Für die einen ist Frieden, wenn sie nicht jeden Tag heftigen Streit zwischen den Eltern, den Geschwistern oder mit den Nachbarn erleben müssen. Andere sind über die Zerstörung der Umwelt empört und fordern einen Frieden der Menschen mit der Natur. "Hunger und Armut verhindern Frieden", denken wieder andere. Und muss nicht jeder Mensch zuerst mit sich selbst ins Reine kommen, damit es Frieden geben kann?

Frieden ist eben kein bleibender Zustand.

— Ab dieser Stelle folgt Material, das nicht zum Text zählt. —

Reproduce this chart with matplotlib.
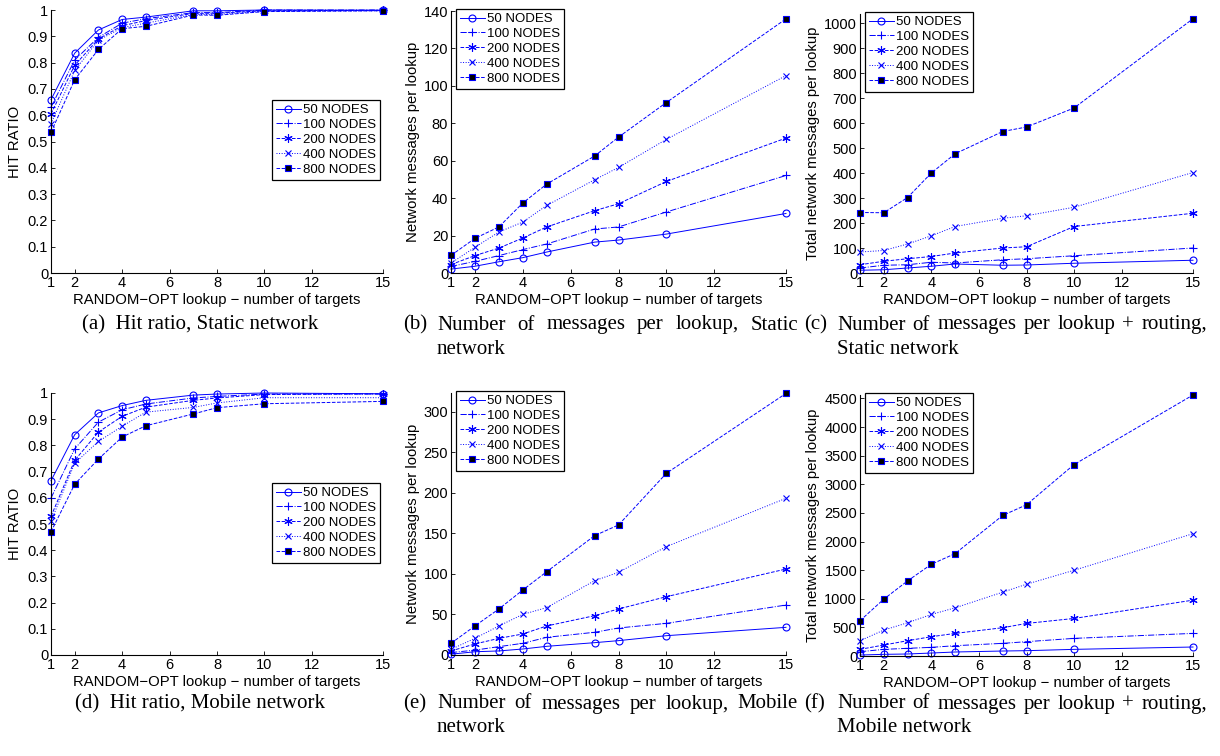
import matplotlib
matplotlib.use('Agg')
import matplotlib.pyplot as plt

plt.rcParams['font.family'] = ['Liberation Sans', 'DejaVu Sans']

X = [1, 2, 3, 4, 5, 7, 8, 10, 15]
X_TICKS = [1, 2, 4, 6, 8, 10, 12, 15]
LABELS = ['50 NODES', '100 NODES', '200 NODES', '400 NODES', '800 NODES']

# (a) hit ratio, static
hit_static_50 = [0.659, 0.836, 0.924, 0.964, 0.973, 0.997, 0.997, 1.0, 0.999]
hit_static_100 = [0.631, 0.810, 0.896, 0.950, 0.967, 0.990, 0.990, 1.0, 1.0]
hit_static_200 = [0.605, 0.790, 0.890, 0.940, 0.960, 0.987, 0.988, 0.997, 0.999]
hit_static_400 = [0.568, 0.770, 0.885, 0.933, 0.950, 0.983, 0.983, 0.995, 0.997]
hit_static_800 = [0.535, 0.735, 0.850, 0.929, 0.938, 0.981, 0.980, 0.994, 0.997]

# (b) messages per lookup, static
msg_static_50 = [2.1, 3.6, 6.0, 8.2, 11.2, 16.5, 17.6, 20.8, 31.8]
msg_static_100 = [3.5, 6.2, 9.3, 12.5, 15.5, 23.5, 24.6, 32.6, 52.1]
msg_static_200 = [4.5, 9.3, 13.3, 18.7, 24.6, 33.3, 37.0, 48.9, 72.1]
msg_static_400 = [5.3, 13.7, 21.9, 27.2, 36.1, 49.8, 56.4, 71.4, 105.5]
msg_static_800 = [9.4, 18.5, 24.6, 37.4, 47.5, 62.5, 72.6, 91.1, 135.8]

# (c) messages per lookup + routing, static
tot_static_50 = [11, 13, 20, 27, 36, 31, 32, 39, 51]
tot_static_100 = [20, 31, 33, 43, 40, 53, 57, 69, 100]
tot_static_200 = [33, 47, 57, 66, 80, 100, 105, 186, 239]
tot_static_400 = [84, 90, 116, 149, 186, 219, 229, 263, 402]
tot_static_800 = [242, 241, 302, 400, 477, 566, 584, 660, 1017]

# (d) hit ratio, mobile
hit_mobile_50 = [0.665, 0.841, 0.924, 0.952, 0.972, 0.992, 0.996, 1.0, 0.997]
hit_mobile_100 = [0.599, 0.787, 0.889, 0.936, 0.958, 0.981, 0.987, 0.996, 0.996]
hit_mobile_200 = [0.529, 0.743, 0.851, 0.911, 0.946, 0.972, 0.981, 0.994, 0.997]
hit_mobile_400 = [0.510, 0.732, 0.815, 0.873, 0.927, 0.945, 0.962, 0.982, 0.982]
hit_mobile_800 = [0.470, 0.652, 0.748, 0.832, 0.875, 0.920, 0.944, 0.959, 0.968]

# (e) messages per lookup, mobile
msg_mobile_50 = [1.0, 4.0, 5.0, 7.4, 10.7, 15.2, 17.7, 23.8, 34.1]
msg_mobile_100 = [3.0, 6.0, 10.3, 14.4, 21.8, 28.0, 33.3, 39.0, 61.6]
msg_mobile_200 = [5.0, 13.6, 20.5, 25.9, 35.8, 48.5, 56.7, 71.9, 106.0]
msg_mobile_400 = [7.0, 20.5, 35.8, 50.1, 58.4, 91.6, 101.9, 133.6, 193.2]
msg_mobile_800 = [14.4, 35.8, 56.7, 80.1, 102.7, 147.1, 160.3, 224.0, 322.5]

# (f) messages per lookup + routing, mobile
tot_mobile_50 = [17, 29, 35, 52, 70, 87, 93, 116, 157]
tot_mobile_100 = [75, 116, 134, 151, 180, 221, 250, 308, 395]
tot_mobile_200 = [116, 192, 267, 337, 395, 494, 569, 656, 976]
tot_mobile_400 = [267, 453, 581, 726, 842, 1115, 1254, 1498, 2137]
tot_mobile_800 = [616, 993, 1312, 1603, 1789, 2456, 2642, 3345, 4560]

STYLES = [
    {'ls': '-', 'marker': 'o', 'mfc': 'none', 'ms': 5},
    {'ls': '-.', 'marker': '+', 'mfc': 'none', 'ms': 6},
    {'ls': '--', 'marker': (6, 2, 0), 'mfc': 'none', 'ms': 6},
    {'ls': ':', 'marker': 'x', 'mfc': 'none', 'ms': 4.5},
    {'ls': '--', 'marker': 's', 'mfc': 'black', 'ms': 4.5},
]

PANELS = [
    # series, rect in px (left, top, right, bottom), ylim, tick step, ylabel, legend, ylabel offset px
    ([hit_static_50, hit_static_100, hit_static_200, hit_static_400, hit_static_800],
     (51, 10, 383, 273), (0, 1), 0.1, 'HIT RATIO', 'right', 36),
    ([msg_static_50, msg_static_100, msg_static_200, msg_static_400, msg_static_800],
     (451, 11, 786, 273), (0, 140), 20, 'Network messages per lookup', 'left', 38),
    ([tot_static_50, tot_static_100, tot_static_200, tot_static_400, tot_static_800],
     (860, 14, 1193, 273), (0, 1036), 100, 'Total network messages per lookup', 'left', 47),
    ([hit_mobile_50, hit_mobile_100, hit_mobile_200, hit_mobile_400, hit_mobile_800],
     (51, 393, 383, 655), (0, 1), 0.1, 'HIT RATIO', 'right', 36),
    ([msg_mobile_50, msg_mobile_100, msg_mobile_200, msg_mobile_400, msg_mobile_800],
     (451, 393, 786, 655), (0, 323), 50, 'Network messages per lookup', 'left', 38),
    ([tot_mobile_50, tot_mobile_100, tot_mobile_200, tot_mobile_400, tot_mobile_800],
     (860, 395, 1193, 656), (0, 4560), 500, 'Total network messages per lookup', 'left', 47),
]

W, H = 1220, 756
fig = plt.figure(figsize=(W / 100, H / 100), dpi=100)


def px_rect(l, t, r, b):
    return [l / W, 1 - b / H, (r - l) / W, (b - t) / H]


for series, rect, ylim, ystep, ylabel, legpos, yoff in PANELS:
    ax = fig.add_axes(px_rect(*rect))
    aw, ah = rect[2] - rect[0], rect[3] - rect[1]
    for vals, st, lab in zip(series, STYLES, LABELS):
        ax.plot(X, vals, color='blue', lw=0.7, ls=st['ls'], marker=st['marker'],
                mfc=st['mfc'], mec='blue', ms=st['ms'], mew=0.8, label=lab, clip_on=False)
    ax.set_xlim(1, 15)
    ax.set_ylim(*ylim)
    ax.set_xticks(X_TICKS)
    n = int(ylim[1] / ystep + 1e-6)
    yt = [round(i * ystep, 2) for i in range(n + 1)]
    ax.set_yticks(yt)
    ax.set_yticklabels([f'{v:g}' for v in yt])
    for s in ['top', 'right']:
        ax.spines[s].set_visible(False)
    for s in ['left', 'bottom']:
        ax.spines[s].set_linewidth(0.8)
    ax.tick_params(direction='in', length=3, width=0.6, labelsize=10.5, pad=2)
    ax.set_xlabel('RANDOM\u2212OPT lookup \u2212 number of targets', fontsize=10.7, labelpad=2)
    ax.set_ylabel(ylabel, fontsize=10.7, va='center')
    ax.yaxis.set_label_coords(-yoff / aw, 0.5)
    legkw = dict(fontsize=9.5, handlelength=1.9, handletextpad=0.15, borderpad=0.3,
                 labelspacing=0.2, borderaxespad=0, fancybox=False, framealpha=1)
    if legpos == 'right':
        leg = ax.legend(loc='upper right', bbox_to_anchor=(329 / aw, 1 - 90 / ah), **legkw)
    else:
        leg = ax.legend(loc='upper left', bbox_to_anchor=(5 / aw, 1 + 2 / ah), **legkw)
    leg.get_frame().set_edgecolor('black')
    leg.get_frame().set_linewidth(0.9)

serif = dict(family=['Liberation Serif', 'DejaVu Serif'], fontsize=15, va='center')


def justify(words, x0, x1, y):
    texts = [fig.text(0, 1 - y / H, w, ha='left', **serif) for w in words]
    fig.canvas.draw()
    r = fig.canvas.get_renderer()
    widths = [t.get_window_extent(r).width for t in texts]
    gap = (x1 - x0 - sum(widths)) / max(len(words) - 1, 1)
    x = x0
    for t, w in zip(texts, widths):
        t.set_x(x / W)
        x += w + gap


for row_y, kind in [(325, 'Static'), (704, 'Mobile')]:
    tag = 'a' if kind == 'Static' else 'd'
    fig.text(200 / W, 1 - row_y / H, f'({tag})  Hit ratio, {kind} network', ha='center', **serif)
    tag = 'b' if kind == 'Static' else 'e'
    fig.text(403 / W, 1 - row_y / H, f'({tag})', ha='left', **serif)
    justify(['Number', 'of', 'messages', 'per', 'lookup,', kind], 437, 798, row_y)
    fig.text(437 / W, 1 - (row_y + 24) / H, 'network', ha='left', **serif)
    tag = 'c' if kind == 'Static' else 'f'
    fig.text(804 / W, 1 - row_y / H, f'({tag})', ha='left', **serif)
    justify(['Number', 'of', 'messages', 'per', 'lookup', '+', 'routing,'], 837, 1207, row_y)
    fig.text(837 / W, 1 - (row_y + 24) / H, f'{kind} network', ha='left', **serif)

fig.savefig('out.png', dpi=100)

Niemand weiß, ob Frieden jemals vollständig verwirklicht werden kann. Auch kann und darf keine Regierung und keine Person für andere bestimmen, was sie unter Frieden verstehen sollen. Dies wäre eine sehr unfriedliche Bevormundung! Deshalb kann man auch sagen, dass Frieden ein langer Prozess ist und dass jeder Mensch sich an diesem Prozess beteiligen müsste. In diesem Sinn ist auch der Satz von Mahatma Ghandi gemeint:

"Es gibt keinen Weg zum Frieden - Frieden ist der Weg".

     
Am Kriegerdenkmal    

Wir denken heute an die Opfer von Gewalt und Krieg,Kinder, Frauen und Männer aller Völker.

Wir gedenken der Soldaten, die in den Weltkriegen starben, der Menschen, die durch Kriegshandlungen oder danach in Gefangenschaft, als Vertriebene und Flüchtlinge ihr Leben verloren.

  Wir trauern mit den Müttern und mit allen, die Leid tragen um die Toten. Aber unser Leben steht im Zeichen der Hoffnung auf Versöhnung unter den Menschen und Völkern, und unsere Verantwortung gilt dem Frieden unter den Menschen zu Hause und in der Welt.